▶ PROBLEM DETAILS: Skip all pictures, then copy the lines from the start of the data through the line with "(retur) at (839,161)", keeping both ends.

▶ RECORDS SUPPLIED:
-- BEGIN --
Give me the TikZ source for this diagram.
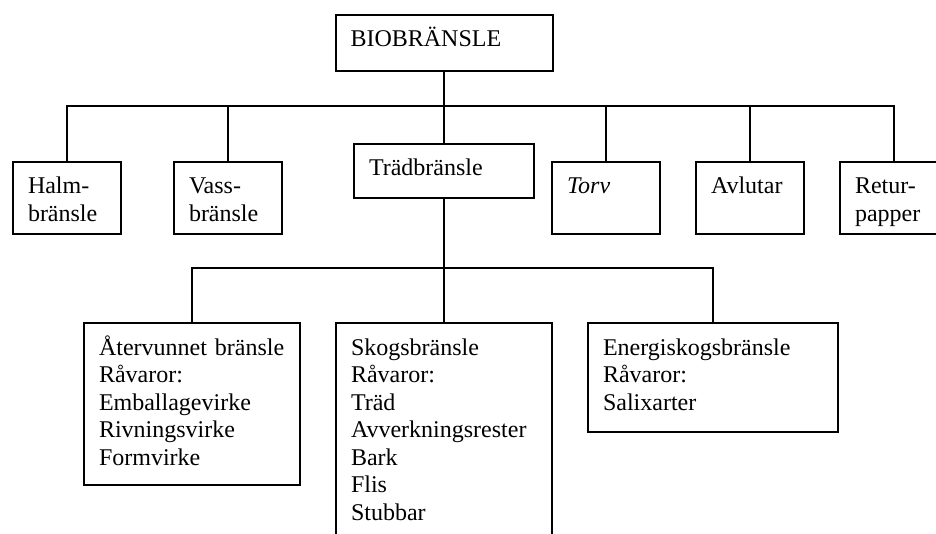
\documentclass[tikz,border=0pt]{standalone}
\usepackage{fontspec}
\setmainfont{Liberation Serif}

\begin{document}
\begin{tikzpicture}[
    x=0.5pt,
    y=-0.5pt,
    line width=1pt,
    fuelbox/.style={
        draw,
        anchor=north west,
        align=left,
        inner xsep=7.5pt,
        inner ysep=6pt,
        text height=10pt,
        font=\fontsize{12pt}{13.75pt}\selectfont
    },
    topbox/.style={
        fuelbox,
        text width=93.5pt,
        text depth=6pt
    },
    kindbox/.style={
        fuelbox,
        text width=39pt,
        text depth=14pt
    },
    rawbox/.style={
        fuelbox,
        text width=93pt
    }
]

\useasboundingbox (0,0) rectangle (936,534);
\clip (0,0) rectangle (936,534);

% Top level
\node[topbox] (bio) at (334.5,14) {BIOBRÄNSLE};

% Kinds of fuel
\node[kindbox] (halm) at (12,161) {Halm-\\bränsle};
\node[kindbox] (vass) at (173,161) {Vass-\\bränsle};
\node[fuelbox, text width=75pt, text depth=5pt] (trad) at (353,143) {Trädbränsle};
\node[kindbox] (torv) at (551,161) {\textit{Torv}};
\node[kindbox] (avlutar) at (695,161) {Avlutar};
\node[kindbox] (retur) at (839,161) {Retur-\\papper};

% Wood fuels
\node[rawbox, text depth=59pt] (ater) at (83,322) {Återvunnet bränsle\\Råvaror:\\Emballagevirke\\Rivningsvirke\\Formvirke};
\node[rawbox, text depth=120pt] (skog) at (335,322) {Skogsbränsle\\Råvaror:\\Träd\\Avverkningsrester\\Bark\\Flis\\Stubbar};
\node[rawbox, text width=110pt, text depth=32.5pt] (energi) at (587,322) {Energiskogsbränsle\\Råvaror:\\Salixarter};

% Connectors
\coordinate (topbus) at (bio.south |- 0,106);
\draw (bio.south) -- (topbus);
\draw (topbus) -| (halm.north);
\draw (topbus) -| (vass.north);
\draw (topbus) -- (trad.north);
\draw (topbus) -| (torv.north);
\draw (topbus) -| (avlutar.north);
\draw (topbus) -| (retur.north);

\coordinate (lowbus) at (trad.south |- 0,268);
\draw (trad.south) -- (lowbus);
\draw (lowbus) -| (ater.north);
\draw (lowbus) -- (skog.north);
\draw (lowbus) -| (energi.north);

\end{tikzpicture}
\end{document}
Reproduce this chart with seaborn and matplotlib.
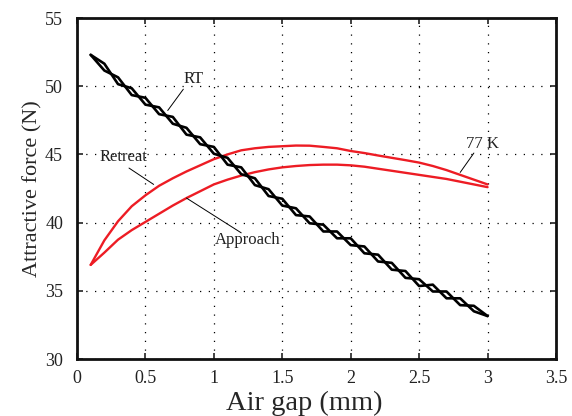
-- END --
▶ THE OUTPUT:
Give me the TikZ source for this diagram.
\documentclass[tikz,border=0pt]{standalone}
\usepackage{fontspec}
\setmainfont{Liberation Serif}

\begin{document}
\begin{tikzpicture}[
    x=0.5pt,
    y=-0.5pt,
    line width=1pt,
    fuelbox/.style={
        draw,
        anchor=north west,
        align=left,
        inner xsep=7.5pt,
        inner ysep=6pt,
        text height=10pt,
        font=\fontsize{12pt}{13.75pt}\selectfont
    },
    topbox/.style={
        fuelbox,
        text width=93.5pt,
        text depth=6pt
    },
    kindbox/.style={
        fuelbox,
        text width=39pt,
        text depth=14pt
    },
    rawbox/.style={
        fuelbox,
        text width=93pt
    }
]

\useasboundingbox (0,0) rectangle (936,534);
\clip (0,0) rectangle (936,534);

% Top level
\node[topbox] (bio) at (334.5,14) {BIOBRÄNSLE};

% Kinds of fuel
\node[kindbox] (halm) at (12,161) {Halm-\\bränsle};
\node[kindbox] (vass) at (173,161) {Vass-\\bränsle};
\node[fuelbox, text width=75pt, text depth=5pt] (trad) at (353,143) {Trädbränsle};
\node[kindbox] (torv) at (551,161) {\textit{Torv}};
\node[kindbox] (avlutar) at (695,161) {Avlutar};
\node[kindbox] (retur) at (839,161) {Retur-\\papper};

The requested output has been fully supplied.